Start DATA BLOCK

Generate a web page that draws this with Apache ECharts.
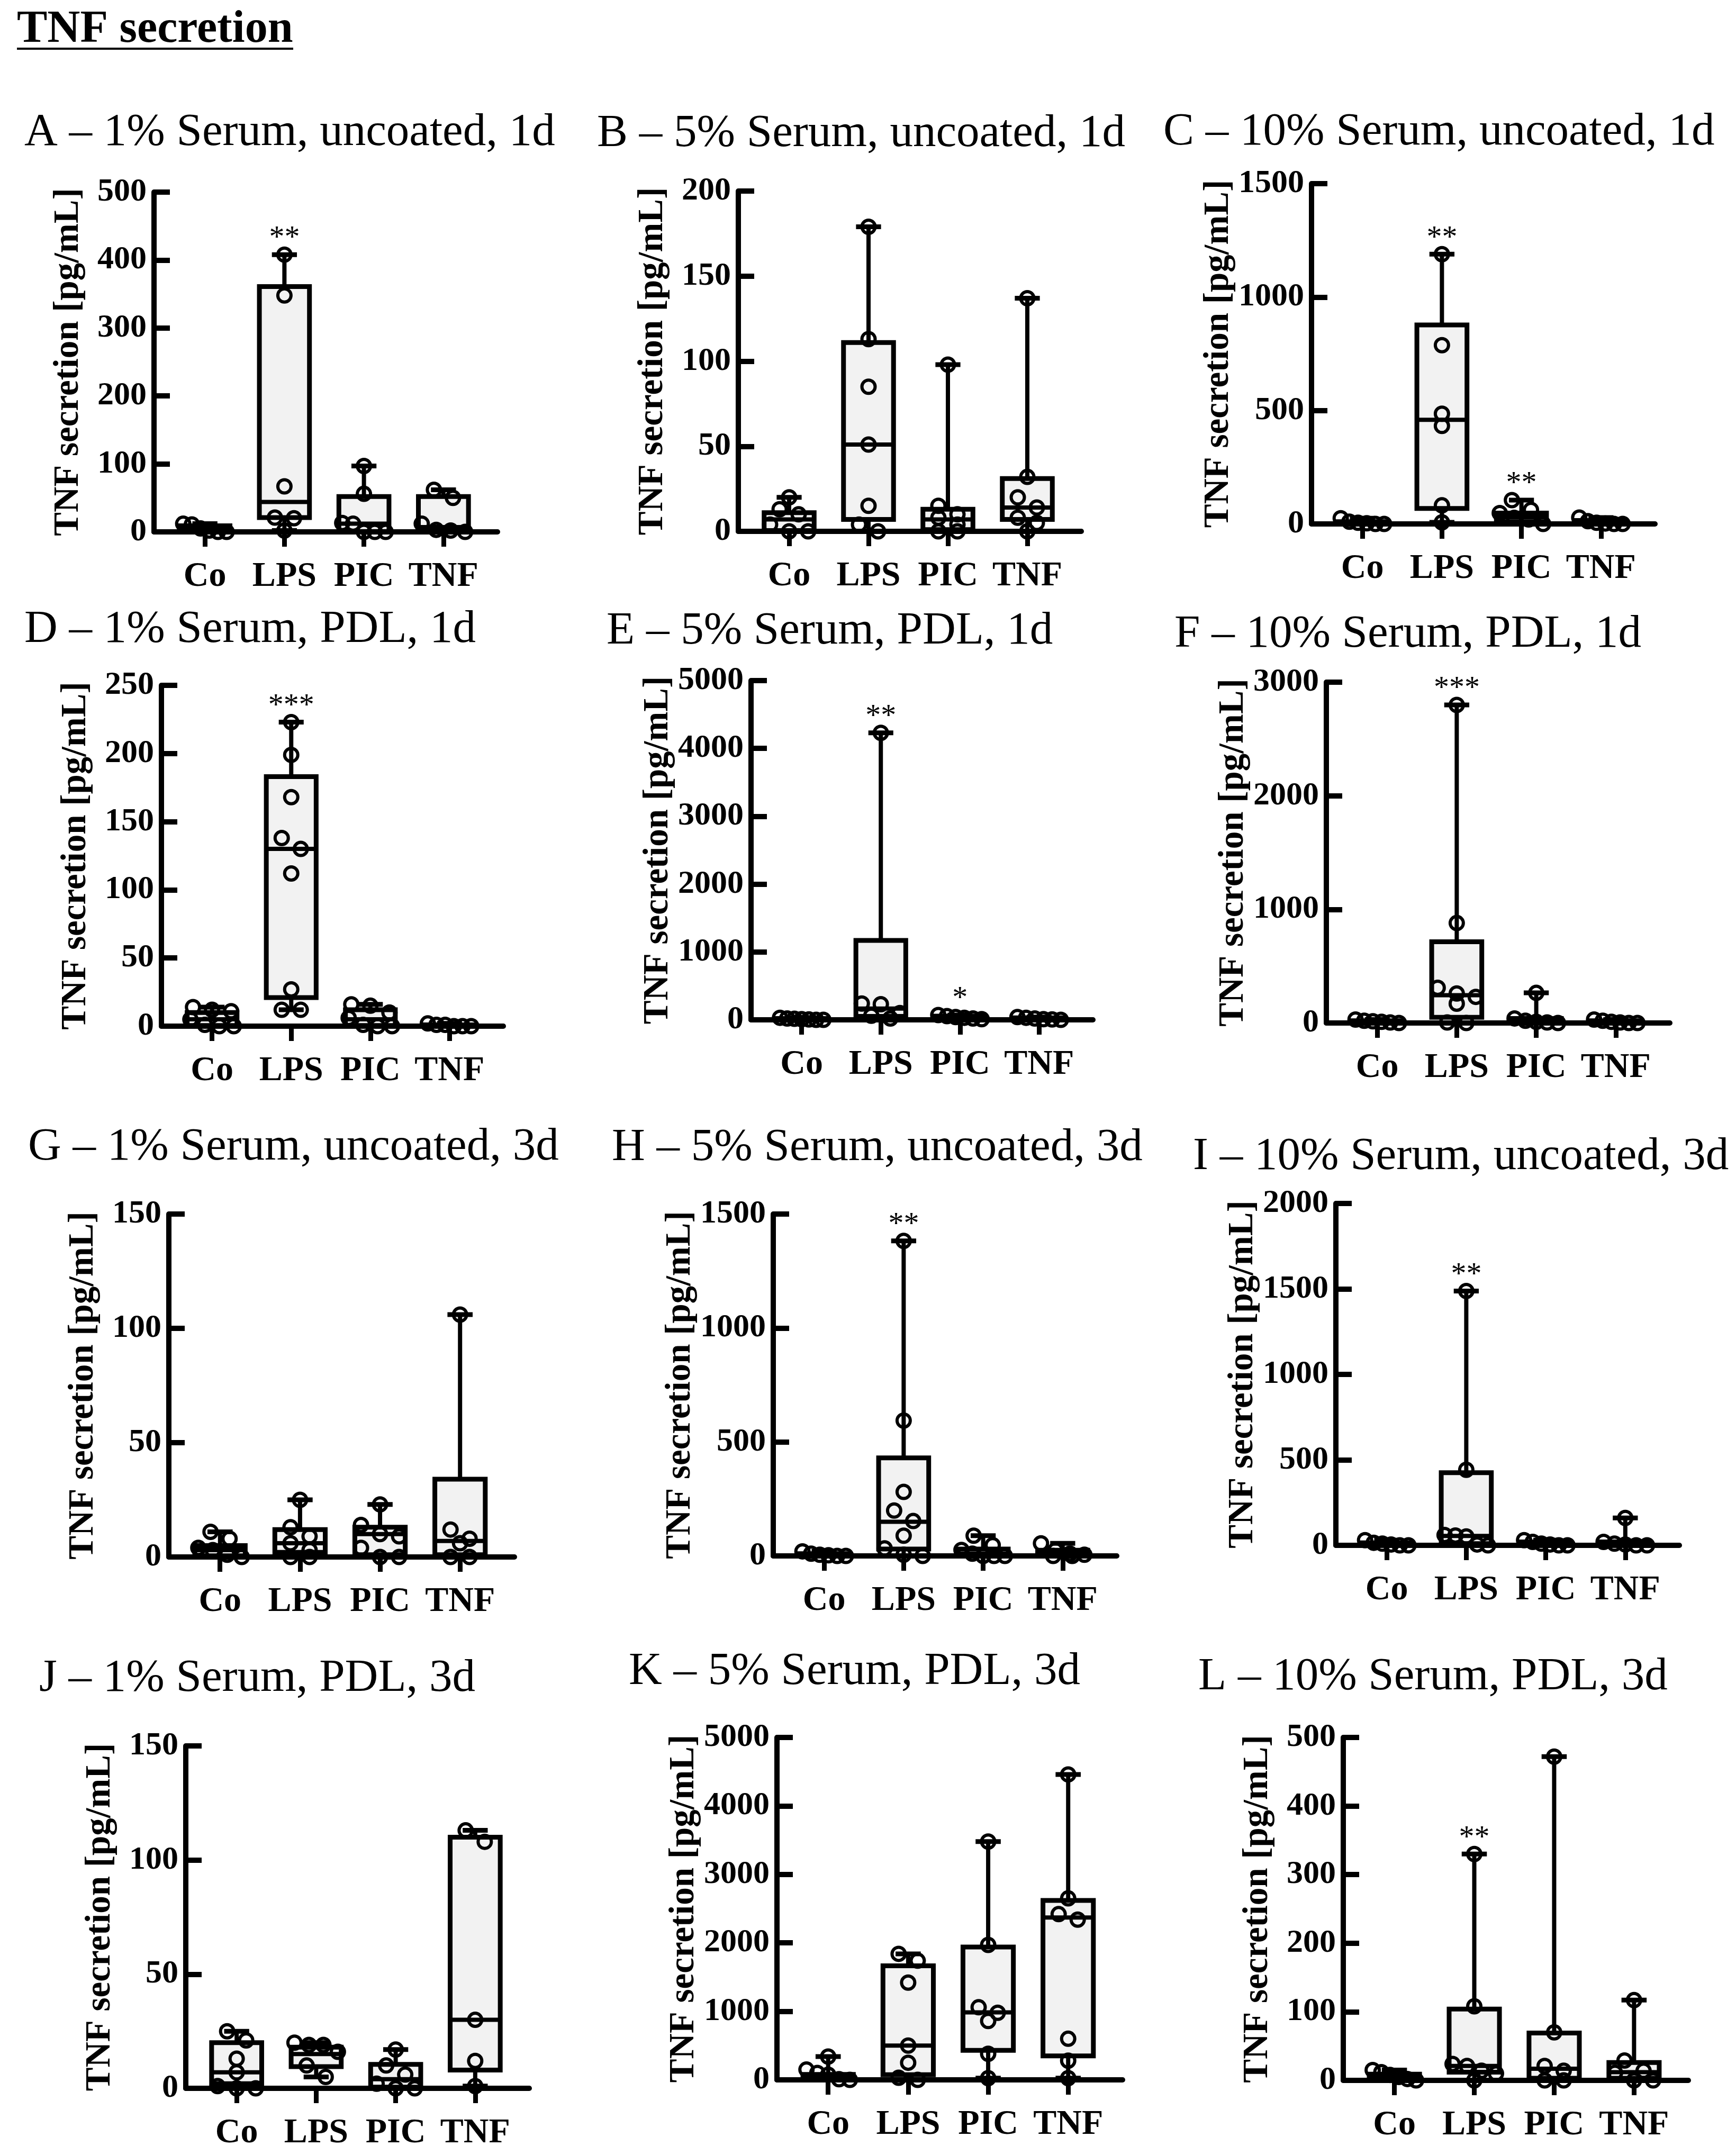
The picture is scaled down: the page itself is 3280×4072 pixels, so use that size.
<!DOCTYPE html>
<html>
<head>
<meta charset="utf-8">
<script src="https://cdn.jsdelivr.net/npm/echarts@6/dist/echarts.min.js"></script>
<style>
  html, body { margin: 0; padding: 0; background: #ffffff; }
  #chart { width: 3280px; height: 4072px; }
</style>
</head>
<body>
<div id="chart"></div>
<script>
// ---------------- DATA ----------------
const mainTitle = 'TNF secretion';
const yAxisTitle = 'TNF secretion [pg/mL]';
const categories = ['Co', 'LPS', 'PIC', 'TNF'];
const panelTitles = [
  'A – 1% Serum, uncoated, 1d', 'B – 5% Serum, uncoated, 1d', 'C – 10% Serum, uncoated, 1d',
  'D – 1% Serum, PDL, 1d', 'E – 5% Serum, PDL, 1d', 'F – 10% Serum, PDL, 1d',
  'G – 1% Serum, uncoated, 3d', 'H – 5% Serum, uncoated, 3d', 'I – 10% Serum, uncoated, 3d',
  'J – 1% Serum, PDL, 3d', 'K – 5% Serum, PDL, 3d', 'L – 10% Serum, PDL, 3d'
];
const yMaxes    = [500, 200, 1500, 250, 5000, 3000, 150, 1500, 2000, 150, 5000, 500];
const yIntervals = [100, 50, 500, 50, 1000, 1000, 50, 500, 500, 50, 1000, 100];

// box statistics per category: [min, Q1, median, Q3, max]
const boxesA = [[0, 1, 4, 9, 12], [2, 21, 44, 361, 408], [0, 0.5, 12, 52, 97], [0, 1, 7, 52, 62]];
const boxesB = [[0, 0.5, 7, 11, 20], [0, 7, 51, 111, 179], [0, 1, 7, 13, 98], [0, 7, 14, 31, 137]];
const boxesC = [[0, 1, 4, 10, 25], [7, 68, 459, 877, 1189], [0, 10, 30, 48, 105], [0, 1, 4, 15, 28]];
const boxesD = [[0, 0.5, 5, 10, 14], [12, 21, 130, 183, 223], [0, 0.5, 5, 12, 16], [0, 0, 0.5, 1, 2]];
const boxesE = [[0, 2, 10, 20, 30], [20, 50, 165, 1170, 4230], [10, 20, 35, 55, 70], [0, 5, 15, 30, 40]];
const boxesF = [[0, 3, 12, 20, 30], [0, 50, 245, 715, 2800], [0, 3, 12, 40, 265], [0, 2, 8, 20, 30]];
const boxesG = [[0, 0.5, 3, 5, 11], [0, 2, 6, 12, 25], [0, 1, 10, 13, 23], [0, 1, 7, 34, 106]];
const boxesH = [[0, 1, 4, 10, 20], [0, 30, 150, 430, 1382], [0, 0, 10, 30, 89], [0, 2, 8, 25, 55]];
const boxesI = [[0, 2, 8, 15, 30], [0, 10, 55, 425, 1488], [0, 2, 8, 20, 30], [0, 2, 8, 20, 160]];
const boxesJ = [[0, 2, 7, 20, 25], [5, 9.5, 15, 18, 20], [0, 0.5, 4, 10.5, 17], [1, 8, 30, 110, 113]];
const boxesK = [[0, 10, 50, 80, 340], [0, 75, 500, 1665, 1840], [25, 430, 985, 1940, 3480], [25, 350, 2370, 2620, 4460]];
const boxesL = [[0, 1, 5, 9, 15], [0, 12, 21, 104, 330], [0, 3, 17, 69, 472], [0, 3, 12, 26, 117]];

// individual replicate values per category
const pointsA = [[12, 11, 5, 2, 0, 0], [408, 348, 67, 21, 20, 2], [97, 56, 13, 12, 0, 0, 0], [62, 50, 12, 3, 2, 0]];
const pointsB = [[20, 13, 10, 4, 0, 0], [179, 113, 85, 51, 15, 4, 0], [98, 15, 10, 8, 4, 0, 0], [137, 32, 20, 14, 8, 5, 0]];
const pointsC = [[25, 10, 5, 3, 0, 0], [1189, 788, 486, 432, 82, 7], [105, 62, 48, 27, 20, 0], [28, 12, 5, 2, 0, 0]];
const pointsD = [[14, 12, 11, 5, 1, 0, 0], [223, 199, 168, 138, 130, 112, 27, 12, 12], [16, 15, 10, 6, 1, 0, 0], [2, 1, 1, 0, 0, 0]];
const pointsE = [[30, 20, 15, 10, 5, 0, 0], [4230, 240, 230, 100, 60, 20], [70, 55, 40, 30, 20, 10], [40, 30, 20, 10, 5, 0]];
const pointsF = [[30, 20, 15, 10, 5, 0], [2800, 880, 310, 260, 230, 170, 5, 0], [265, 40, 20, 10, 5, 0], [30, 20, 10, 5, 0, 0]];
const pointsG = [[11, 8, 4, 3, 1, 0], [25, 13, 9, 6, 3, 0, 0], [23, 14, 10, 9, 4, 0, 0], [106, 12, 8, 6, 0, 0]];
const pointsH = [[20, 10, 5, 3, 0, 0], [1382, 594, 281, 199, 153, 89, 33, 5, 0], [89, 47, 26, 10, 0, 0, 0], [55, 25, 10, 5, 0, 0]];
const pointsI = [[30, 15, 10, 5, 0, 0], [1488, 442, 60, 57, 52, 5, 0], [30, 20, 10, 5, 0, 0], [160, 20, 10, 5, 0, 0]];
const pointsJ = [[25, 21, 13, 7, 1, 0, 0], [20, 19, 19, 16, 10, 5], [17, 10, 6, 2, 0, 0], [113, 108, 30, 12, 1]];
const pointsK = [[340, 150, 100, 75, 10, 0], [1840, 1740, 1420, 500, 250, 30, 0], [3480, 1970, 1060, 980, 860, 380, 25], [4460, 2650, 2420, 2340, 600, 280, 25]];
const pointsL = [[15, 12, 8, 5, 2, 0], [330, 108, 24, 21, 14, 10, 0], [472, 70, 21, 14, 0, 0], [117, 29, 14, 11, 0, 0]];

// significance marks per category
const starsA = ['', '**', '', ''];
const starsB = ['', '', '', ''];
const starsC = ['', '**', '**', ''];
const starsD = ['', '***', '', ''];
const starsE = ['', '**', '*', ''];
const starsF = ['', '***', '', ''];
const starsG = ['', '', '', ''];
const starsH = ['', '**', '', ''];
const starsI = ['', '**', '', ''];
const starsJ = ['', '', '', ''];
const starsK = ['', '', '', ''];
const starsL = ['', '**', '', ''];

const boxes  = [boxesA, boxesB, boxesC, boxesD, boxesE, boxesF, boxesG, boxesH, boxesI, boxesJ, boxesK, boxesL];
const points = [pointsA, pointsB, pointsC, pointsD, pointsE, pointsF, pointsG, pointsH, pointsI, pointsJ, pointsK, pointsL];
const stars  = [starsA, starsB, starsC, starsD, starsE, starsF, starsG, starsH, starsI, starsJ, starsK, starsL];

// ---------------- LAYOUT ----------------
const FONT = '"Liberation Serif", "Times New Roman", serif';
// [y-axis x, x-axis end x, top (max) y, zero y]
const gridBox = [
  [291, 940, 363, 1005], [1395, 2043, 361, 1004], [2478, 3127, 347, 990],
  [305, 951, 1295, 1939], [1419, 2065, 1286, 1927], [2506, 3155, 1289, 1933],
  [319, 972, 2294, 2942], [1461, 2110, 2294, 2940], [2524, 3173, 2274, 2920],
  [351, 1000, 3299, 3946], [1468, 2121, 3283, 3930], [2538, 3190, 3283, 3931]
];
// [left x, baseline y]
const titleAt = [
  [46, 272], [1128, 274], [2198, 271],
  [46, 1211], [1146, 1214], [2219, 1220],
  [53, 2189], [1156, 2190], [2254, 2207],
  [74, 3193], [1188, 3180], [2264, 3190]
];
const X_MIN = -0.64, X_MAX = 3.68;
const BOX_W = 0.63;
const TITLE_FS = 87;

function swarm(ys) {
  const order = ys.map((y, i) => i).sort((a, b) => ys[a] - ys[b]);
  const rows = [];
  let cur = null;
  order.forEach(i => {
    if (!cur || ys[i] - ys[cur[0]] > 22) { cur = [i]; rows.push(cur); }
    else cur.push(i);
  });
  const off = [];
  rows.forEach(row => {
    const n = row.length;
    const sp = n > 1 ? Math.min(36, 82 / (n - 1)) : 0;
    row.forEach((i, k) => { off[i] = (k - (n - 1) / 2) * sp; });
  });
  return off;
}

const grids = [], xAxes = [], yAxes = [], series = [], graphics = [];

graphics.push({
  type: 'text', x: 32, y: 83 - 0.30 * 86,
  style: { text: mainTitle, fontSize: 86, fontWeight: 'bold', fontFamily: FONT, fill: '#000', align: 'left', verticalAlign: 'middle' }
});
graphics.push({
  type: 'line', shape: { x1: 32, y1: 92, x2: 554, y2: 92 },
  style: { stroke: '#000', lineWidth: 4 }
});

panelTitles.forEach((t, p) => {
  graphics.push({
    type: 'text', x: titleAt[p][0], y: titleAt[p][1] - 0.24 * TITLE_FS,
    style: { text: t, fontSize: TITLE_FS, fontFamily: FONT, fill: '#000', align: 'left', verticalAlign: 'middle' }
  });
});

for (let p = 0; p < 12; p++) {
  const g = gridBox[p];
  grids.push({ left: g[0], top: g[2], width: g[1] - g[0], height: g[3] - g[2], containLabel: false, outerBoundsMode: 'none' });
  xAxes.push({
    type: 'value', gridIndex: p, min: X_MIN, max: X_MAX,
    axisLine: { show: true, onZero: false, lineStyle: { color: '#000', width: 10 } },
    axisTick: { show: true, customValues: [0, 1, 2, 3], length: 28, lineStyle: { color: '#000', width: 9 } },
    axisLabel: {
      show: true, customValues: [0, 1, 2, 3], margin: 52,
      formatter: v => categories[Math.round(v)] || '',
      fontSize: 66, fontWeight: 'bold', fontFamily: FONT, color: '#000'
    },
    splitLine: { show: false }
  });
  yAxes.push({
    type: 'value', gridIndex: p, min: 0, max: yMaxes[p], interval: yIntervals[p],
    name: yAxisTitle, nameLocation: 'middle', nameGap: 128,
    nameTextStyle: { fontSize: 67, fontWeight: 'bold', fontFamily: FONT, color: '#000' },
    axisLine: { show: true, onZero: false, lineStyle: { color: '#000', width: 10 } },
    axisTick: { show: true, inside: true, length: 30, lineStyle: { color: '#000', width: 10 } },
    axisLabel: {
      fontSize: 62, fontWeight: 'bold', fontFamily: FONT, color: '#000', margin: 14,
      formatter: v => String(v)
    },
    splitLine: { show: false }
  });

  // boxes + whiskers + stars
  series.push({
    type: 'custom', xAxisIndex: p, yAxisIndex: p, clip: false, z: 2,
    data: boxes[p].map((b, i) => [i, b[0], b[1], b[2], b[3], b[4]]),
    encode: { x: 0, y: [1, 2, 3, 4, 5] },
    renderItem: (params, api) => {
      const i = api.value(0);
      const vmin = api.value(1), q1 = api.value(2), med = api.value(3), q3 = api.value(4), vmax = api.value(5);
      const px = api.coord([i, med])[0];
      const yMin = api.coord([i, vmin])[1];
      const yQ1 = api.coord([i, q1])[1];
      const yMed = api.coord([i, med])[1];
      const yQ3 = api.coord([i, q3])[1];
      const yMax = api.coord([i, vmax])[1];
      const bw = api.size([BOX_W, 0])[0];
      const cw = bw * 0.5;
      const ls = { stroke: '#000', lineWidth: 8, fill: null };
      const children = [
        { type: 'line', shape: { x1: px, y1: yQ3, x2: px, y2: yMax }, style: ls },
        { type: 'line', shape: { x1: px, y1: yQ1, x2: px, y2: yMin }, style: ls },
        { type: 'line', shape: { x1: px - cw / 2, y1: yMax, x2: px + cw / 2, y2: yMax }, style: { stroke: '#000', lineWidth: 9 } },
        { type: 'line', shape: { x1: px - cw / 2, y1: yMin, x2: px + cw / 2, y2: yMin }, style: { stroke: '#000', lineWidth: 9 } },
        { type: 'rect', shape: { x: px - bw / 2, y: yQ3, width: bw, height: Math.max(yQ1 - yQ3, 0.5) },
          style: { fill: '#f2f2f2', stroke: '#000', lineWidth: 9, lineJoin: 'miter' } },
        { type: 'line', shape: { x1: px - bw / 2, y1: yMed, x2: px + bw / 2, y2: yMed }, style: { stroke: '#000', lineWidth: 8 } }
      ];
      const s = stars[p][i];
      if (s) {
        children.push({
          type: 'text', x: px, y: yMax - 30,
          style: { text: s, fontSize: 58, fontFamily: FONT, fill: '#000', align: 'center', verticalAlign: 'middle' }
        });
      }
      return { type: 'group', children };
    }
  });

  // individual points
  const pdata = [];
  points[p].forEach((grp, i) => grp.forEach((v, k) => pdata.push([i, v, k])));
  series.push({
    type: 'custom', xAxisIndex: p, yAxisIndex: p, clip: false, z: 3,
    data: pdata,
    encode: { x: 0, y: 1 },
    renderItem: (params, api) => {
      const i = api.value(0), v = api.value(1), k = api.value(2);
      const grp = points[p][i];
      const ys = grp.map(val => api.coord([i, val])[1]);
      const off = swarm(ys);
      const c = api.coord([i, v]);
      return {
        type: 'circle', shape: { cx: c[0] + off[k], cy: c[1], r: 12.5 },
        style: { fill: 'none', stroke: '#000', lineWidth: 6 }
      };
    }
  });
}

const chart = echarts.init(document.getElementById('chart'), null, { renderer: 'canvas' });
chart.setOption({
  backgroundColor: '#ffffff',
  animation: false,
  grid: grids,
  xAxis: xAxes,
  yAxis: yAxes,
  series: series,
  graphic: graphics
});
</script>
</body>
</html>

End DATA BLOCK

WHAT THE EXERCISE ASKS -> Return, unchanged, the lines from the first line of the material through the line that holds "50, 1000, 100];", inclusive, omitting pictures.

TASK SOLUTION ->
Generate a web page that draws this with Apache ECharts.
The picture is scaled down: the page itself is 3280×4072 pixels, so use that size.
<!DOCTYPE html>
<html>
<head>
<meta charset="utf-8">
<script src="https://cdn.jsdelivr.net/npm/echarts@6/dist/echarts.min.js"></script>
<style>
  html, body { margin: 0; padding: 0; background: #ffffff; }
  #chart { width: 3280px; height: 4072px; }
</style>
</head>
<body>
<div id="chart"></div>
<script>
// ---------------- DATA ----------------
const mainTitle = 'TNF secretion';
const yAxisTitle = 'TNF secretion [pg/mL]';
const categories = ['Co', 'LPS', 'PIC', 'TNF'];
const panelTitles = [
  'A – 1% Serum, uncoated, 1d', 'B – 5% Serum, uncoated, 1d', 'C – 10% Serum, uncoated, 1d',
  'D – 1% Serum, PDL, 1d', 'E – 5% Serum, PDL, 1d', 'F – 10% Serum, PDL, 1d',
  'G – 1% Serum, uncoated, 3d', 'H – 5% Serum, uncoated, 3d', 'I – 10% Serum, uncoated, 3d',
  'J – 1% Serum, PDL, 3d', 'K – 5% Serum, PDL, 3d', 'L – 10% Serum, PDL, 3d'
];
const yMaxes    = [500, 200, 1500, 250, 5000, 3000, 150, 1500, 2000, 150, 5000, 500];
const yIntervals = [100, 50, 500, 50, 1000, 1000, 50, 500, 500, 50, 1000, 100];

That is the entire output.